Figure scripts
## Start

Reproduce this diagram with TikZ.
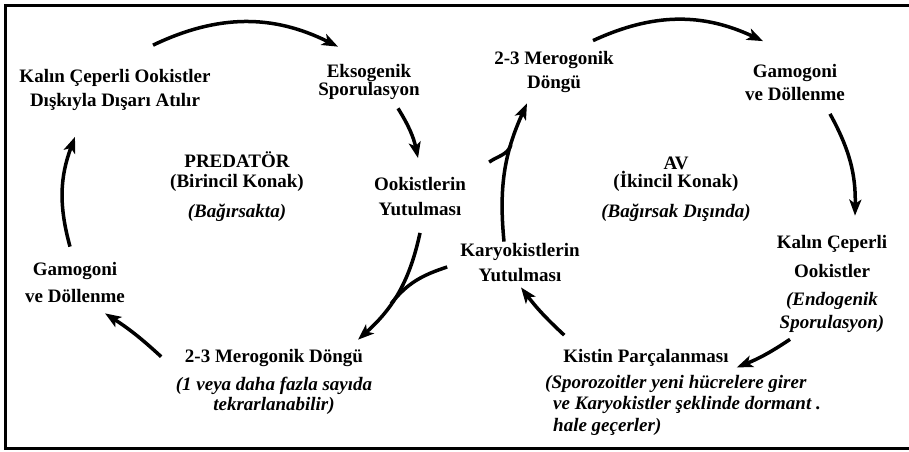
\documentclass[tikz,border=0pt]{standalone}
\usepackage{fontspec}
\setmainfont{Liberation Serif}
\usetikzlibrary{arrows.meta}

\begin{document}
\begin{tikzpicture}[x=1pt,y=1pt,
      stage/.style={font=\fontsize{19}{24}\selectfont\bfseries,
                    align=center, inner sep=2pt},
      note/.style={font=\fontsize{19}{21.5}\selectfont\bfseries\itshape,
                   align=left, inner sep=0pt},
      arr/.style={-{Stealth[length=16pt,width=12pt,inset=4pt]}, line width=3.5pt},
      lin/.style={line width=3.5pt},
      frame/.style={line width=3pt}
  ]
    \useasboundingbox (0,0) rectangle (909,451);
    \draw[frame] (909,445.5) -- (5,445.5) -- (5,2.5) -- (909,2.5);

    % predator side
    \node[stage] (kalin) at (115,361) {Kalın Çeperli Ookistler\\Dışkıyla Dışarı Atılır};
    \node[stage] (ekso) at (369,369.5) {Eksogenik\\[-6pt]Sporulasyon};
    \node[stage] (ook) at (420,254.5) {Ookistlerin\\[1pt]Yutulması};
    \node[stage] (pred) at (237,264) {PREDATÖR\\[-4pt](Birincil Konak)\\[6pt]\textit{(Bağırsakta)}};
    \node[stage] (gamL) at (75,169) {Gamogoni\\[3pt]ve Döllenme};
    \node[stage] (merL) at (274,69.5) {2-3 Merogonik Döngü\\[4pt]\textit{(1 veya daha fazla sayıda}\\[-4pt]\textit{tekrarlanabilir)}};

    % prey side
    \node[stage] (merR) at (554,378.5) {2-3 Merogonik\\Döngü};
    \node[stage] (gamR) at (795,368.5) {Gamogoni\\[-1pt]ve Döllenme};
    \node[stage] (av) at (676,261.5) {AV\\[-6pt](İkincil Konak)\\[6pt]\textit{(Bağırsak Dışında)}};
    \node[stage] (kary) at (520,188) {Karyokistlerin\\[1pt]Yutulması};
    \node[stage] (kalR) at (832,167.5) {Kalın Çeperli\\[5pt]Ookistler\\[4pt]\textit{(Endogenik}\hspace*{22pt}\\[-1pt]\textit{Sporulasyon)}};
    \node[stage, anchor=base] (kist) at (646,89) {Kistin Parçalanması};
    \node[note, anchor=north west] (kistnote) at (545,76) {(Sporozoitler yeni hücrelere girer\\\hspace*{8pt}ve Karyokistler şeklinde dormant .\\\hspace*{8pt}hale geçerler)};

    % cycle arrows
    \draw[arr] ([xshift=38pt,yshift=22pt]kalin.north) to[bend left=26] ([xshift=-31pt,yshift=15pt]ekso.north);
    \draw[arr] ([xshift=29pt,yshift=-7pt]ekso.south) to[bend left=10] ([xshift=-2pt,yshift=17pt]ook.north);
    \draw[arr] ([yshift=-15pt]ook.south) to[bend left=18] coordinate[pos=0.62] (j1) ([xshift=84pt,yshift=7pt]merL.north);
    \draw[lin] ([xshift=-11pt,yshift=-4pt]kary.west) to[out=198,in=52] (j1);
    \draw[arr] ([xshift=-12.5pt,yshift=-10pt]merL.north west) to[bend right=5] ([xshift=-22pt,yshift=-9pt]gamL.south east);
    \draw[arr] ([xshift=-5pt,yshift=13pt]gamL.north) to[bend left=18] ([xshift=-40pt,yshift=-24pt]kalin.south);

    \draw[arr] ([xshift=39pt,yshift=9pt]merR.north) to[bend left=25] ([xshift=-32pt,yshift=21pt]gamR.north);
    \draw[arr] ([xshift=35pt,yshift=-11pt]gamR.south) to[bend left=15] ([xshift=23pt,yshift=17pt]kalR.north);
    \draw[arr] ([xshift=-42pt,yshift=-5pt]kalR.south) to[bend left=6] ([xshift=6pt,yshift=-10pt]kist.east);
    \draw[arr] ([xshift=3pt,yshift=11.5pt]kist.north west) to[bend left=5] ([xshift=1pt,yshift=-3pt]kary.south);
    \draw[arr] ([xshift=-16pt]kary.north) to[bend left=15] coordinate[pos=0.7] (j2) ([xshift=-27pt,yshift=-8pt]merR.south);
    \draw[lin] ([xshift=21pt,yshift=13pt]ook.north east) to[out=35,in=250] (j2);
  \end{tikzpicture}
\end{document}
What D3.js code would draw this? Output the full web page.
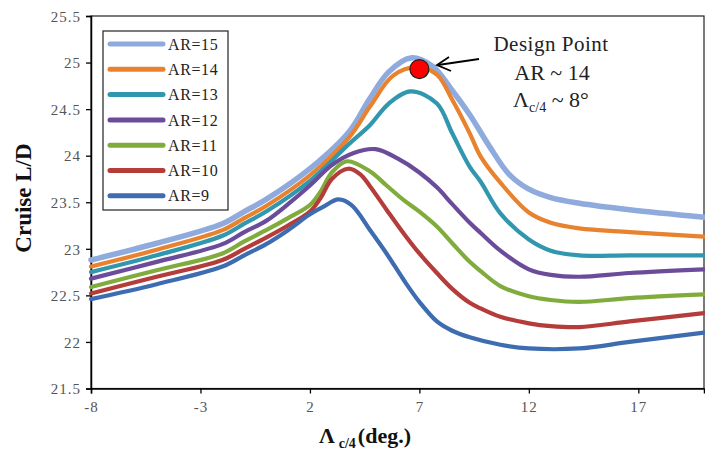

## End

• [INSTRUCTIONS TO FOLLOW] Repeat all of the records verbatim, leaving out the pictures.

• [TASK RESPONSE]
Reproduce this diagram with TikZ.
\documentclass[tikz,border=0pt]{standalone}
\usepackage{fontspec}
\setmainfont{Liberation Serif}
\usetikzlibrary{arrows.meta}

\begin{document}
\begin{tikzpicture}[x=1pt,y=1pt,
      stage/.style={font=\fontsize{19}{24}\selectfont\bfseries,
                    align=center, inner sep=2pt},
      note/.style={font=\fontsize{19}{21.5}\selectfont\bfseries\itshape,
                   align=left, inner sep=0pt},
      arr/.style={-{Stealth[length=16pt,width=12pt,inset=4pt]}, line width=3.5pt},
      lin/.style={line width=3.5pt},
      frame/.style={line width=3pt}
  ]
    \useasboundingbox (0,0) rectangle (909,451);
    \draw[frame] (909,445.5) -- (5,445.5) -- (5,2.5) -- (909,2.5);

    % predator side
    \node[stage] (kalin) at (115,361) {Kalın Çeperli Ookistler\\Dışkıyla Dışarı Atılır};
    \node[stage] (ekso) at (369,369.5) {Eksogenik\\[-6pt]Sporulasyon};
    \node[stage] (ook) at (420,254.5) {Ookistlerin\\[1pt]Yutulması};
    \node[stage] (pred) at (237,264) {PREDATÖR\\[-4pt](Birincil Konak)\\[6pt]\textit{(Bağırsakta)}};
    \node[stage] (gamL) at (75,169) {Gamogoni\\[3pt]ve Döllenme};
    \node[stage] (merL) at (274,69.5) {2-3 Merogonik Döngü\\[4pt]\textit{(1 veya daha fazla sayıda}\\[-4pt]\textit{tekrarlanabilir)}};

    % prey side
    \node[stage] (merR) at (554,378.5) {2-3 Merogonik\\Döngü};
    \node[stage] (gamR) at (795,368.5) {Gamogoni\\[-1pt]ve Döllenme};
    \node[stage] (av) at (676,261.5) {AV\\[-6pt](İkincil Konak)\\[6pt]\textit{(Bağırsak Dışında)}};
    \node[stage] (kary) at (520,188) {Karyokistlerin\\[1pt]Yutulması};
    \node[stage] (kalR) at (832,167.5) {Kalın Çeperli\\[5pt]Ookistler\\[4pt]\textit{(Endogenik}\hspace*{22pt}\\[-1pt]\textit{Sporulasyon)}};
    \node[stage, anchor=base] (kist) at (646,89) {Kistin Parçalanması};
    \node[note, anchor=north west] (kistnote) at (545,76) {(Sporozoitler yeni hücrelere girer\\\hspace*{8pt}ve Karyokistler şeklinde dormant .\\\hspace*{8pt}hale geçerler)};

    % cycle arrows
    \draw[arr] ([xshift=38pt,yshift=22pt]kalin.north) to[bend left=26] ([xshift=-31pt,yshift=15pt]ekso.north);
    \draw[arr] ([xshift=29pt,yshift=-7pt]ekso.south) to[bend left=10] ([xshift=-2pt,yshift=17pt]ook.north);
    \draw[arr] ([yshift=-15pt]ook.south) to[bend left=18] coordinate[pos=0.62] (j1) ([xshift=84pt,yshift=7pt]merL.north);
    \draw[lin] ([xshift=-11pt,yshift=-4pt]kary.west) to[out=198,in=52] (j1);
    \draw[arr] ([xshift=-12.5pt,yshift=-10pt]merL.north west) to[bend right=5] ([xshift=-22pt,yshift=-9pt]gamL.south east);
    \draw[arr] ([xshift=-5pt,yshift=13pt]gamL.north) to[bend left=18] ([xshift=-40pt,yshift=-24pt]kalin.south);

    \draw[arr] ([xshift=39pt,yshift=9pt]merR.north) to[bend left=25] ([xshift=-32pt,yshift=21pt]gamR.north);
    \draw[arr] ([xshift=35pt,yshift=-11pt]gamR.south) to[bend left=15] ([xshift=23pt,yshift=17pt]kalR.north);
    \draw[arr] ([xshift=-42pt,yshift=-5pt]kalR.south) to[bend left=6] ([xshift=6pt,yshift=-10pt]kist.east);
    \draw[arr] ([xshift=3pt,yshift=11.5pt]kist.north west) to[bend left=5] ([xshift=1pt,yshift=-3pt]kary.south);
    \draw[arr] ([xshift=-16pt]kary.north) to[bend left=15] coordinate[pos=0.7] (j2) ([xshift=-27pt,yshift=-8pt]merR.south);
    \draw[lin] ([xshift=21pt,yshift=13pt]ook.north east) to[out=35,in=250] (j2);
  \end{tikzpicture}
\end{document}
What D3.js code would draw this? Output the full web page.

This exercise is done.